The wine program has changed quite a bit. It's got longer, it's got bigger. Our guys Rich and Charles do a really good job with it, mostly natural, biodynamic wines, mainly European focus.
The service hasn't really changed so much because it started off in a way we wanted it to go. All the cooks take all the plates, pretty much. It's very rare that a waiter will take a plate in this restaurant. That's pretty difficult for some front of the house stuff to get used to. Sometimes they feel they don't have the same interaction with the guests. They do, they just have to do it differently. They have to work it so they have to talk to the guests in a different way.
What was your opening like? I know there was a lot of attention.

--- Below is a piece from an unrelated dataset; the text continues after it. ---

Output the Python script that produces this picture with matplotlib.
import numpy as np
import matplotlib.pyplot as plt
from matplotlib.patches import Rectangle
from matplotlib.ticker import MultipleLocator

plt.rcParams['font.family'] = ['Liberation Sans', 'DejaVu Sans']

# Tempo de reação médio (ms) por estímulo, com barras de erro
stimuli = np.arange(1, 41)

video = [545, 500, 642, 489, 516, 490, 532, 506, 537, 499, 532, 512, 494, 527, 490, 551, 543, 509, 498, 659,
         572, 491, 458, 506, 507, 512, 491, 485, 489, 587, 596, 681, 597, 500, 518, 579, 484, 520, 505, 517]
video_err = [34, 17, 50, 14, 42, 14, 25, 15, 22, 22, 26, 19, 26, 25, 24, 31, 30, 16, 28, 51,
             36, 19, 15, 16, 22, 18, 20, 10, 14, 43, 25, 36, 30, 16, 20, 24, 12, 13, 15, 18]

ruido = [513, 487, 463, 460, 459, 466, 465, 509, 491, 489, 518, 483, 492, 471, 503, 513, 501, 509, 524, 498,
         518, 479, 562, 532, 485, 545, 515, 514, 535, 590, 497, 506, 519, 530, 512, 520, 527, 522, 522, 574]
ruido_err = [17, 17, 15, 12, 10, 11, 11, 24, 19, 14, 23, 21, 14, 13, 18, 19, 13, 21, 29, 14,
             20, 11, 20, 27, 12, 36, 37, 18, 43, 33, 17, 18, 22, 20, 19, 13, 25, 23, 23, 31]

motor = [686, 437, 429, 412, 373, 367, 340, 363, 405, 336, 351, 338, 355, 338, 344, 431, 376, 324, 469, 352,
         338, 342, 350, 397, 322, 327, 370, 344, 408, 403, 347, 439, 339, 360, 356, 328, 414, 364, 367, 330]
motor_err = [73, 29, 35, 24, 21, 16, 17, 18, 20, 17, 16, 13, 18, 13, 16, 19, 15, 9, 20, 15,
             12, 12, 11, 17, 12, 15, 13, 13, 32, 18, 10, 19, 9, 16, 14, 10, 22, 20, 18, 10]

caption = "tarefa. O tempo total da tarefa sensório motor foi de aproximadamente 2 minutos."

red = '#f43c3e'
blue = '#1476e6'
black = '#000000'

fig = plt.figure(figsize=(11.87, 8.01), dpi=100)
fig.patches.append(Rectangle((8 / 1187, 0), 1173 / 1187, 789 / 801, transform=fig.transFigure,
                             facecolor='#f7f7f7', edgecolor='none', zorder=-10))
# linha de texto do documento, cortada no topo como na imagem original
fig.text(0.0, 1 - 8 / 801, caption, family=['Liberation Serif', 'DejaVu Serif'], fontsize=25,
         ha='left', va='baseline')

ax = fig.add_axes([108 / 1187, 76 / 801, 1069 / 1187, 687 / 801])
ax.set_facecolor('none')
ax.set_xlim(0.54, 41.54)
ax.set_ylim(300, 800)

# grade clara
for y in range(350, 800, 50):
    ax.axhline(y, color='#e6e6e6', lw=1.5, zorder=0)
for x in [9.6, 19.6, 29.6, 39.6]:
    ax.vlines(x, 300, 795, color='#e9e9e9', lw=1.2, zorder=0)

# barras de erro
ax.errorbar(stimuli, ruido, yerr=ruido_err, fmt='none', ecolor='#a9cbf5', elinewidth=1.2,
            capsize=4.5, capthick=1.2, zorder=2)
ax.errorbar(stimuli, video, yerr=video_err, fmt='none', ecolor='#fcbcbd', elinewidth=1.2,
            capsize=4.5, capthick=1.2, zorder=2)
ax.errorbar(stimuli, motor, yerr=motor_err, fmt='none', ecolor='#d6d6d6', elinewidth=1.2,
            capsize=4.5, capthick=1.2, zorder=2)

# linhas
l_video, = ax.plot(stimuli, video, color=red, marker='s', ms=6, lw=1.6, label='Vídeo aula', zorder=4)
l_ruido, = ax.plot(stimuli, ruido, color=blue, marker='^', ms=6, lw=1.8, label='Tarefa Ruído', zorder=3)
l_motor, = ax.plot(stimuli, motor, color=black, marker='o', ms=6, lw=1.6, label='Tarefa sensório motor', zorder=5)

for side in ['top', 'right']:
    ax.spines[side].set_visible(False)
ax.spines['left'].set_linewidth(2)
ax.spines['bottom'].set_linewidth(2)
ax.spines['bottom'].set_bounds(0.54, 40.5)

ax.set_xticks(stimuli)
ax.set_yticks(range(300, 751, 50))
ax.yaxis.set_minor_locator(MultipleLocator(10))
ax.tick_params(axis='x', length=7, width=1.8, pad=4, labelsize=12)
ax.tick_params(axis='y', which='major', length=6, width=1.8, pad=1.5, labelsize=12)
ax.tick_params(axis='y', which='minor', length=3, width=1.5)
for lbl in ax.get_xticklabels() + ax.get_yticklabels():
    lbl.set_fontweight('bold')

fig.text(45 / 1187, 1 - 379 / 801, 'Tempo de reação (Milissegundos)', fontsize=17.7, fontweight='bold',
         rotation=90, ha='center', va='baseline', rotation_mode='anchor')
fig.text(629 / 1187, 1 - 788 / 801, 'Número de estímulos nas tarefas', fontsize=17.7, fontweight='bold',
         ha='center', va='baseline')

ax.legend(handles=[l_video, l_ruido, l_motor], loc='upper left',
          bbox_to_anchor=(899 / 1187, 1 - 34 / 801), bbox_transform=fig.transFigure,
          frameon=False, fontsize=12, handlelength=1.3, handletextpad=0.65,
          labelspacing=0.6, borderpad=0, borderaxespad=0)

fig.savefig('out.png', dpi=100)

It was pretty intense. It was fuckin' very intense. There was so much attention it was crazy. Dave's first restaurant out of New York and all that, so it wasn't only the Australian press, it was everybody looking at it. There was a lot of pressure. But we had to forget about all that pressure and just do what we were doing. Stick to what we wanted to do and then just see how it went.
And you've gotten a lot of accolades in the past year.
It was very unexpected. We didn't expect any of this that we got. The team here work extremely hard. We just do what we do. I don't know. It was very strange. The last couple of months have been so weird for us with all these awards and things, but yeah, it's just a testament to the team of how much they've been working and how well they've been doing.
Did you do anything to celebrate the one year?
We went to Golden Century, which is a Chinese restaurant in the city here. It's an awesome, awesome restaurant. I'm sure you've heard Chang talking about it before. It's probably his favorite place in Sydney. We go there fairly regularly, so we went there for our one year.
How do you feel you fit into the restaurant scene in Sydney?
I don't really know how we do fit in. If you looked at the other restaurants in this kind of style, they're very different. We don't have waiters wearing white gloves. No beautiful fancy dining room with white tablecloths. It's difficult to see where we fit in. That's the good thing about it. It's completely different. We don't have any rules, so we don't really have to see where we fit in.
Does it feel like it's been a year for you?
No way. It's gone so fast. When it got to October, it was just like, "Fuck, we've nearly been open a year. That's ridiculous." It's been a blur. It really has been. Which is cool.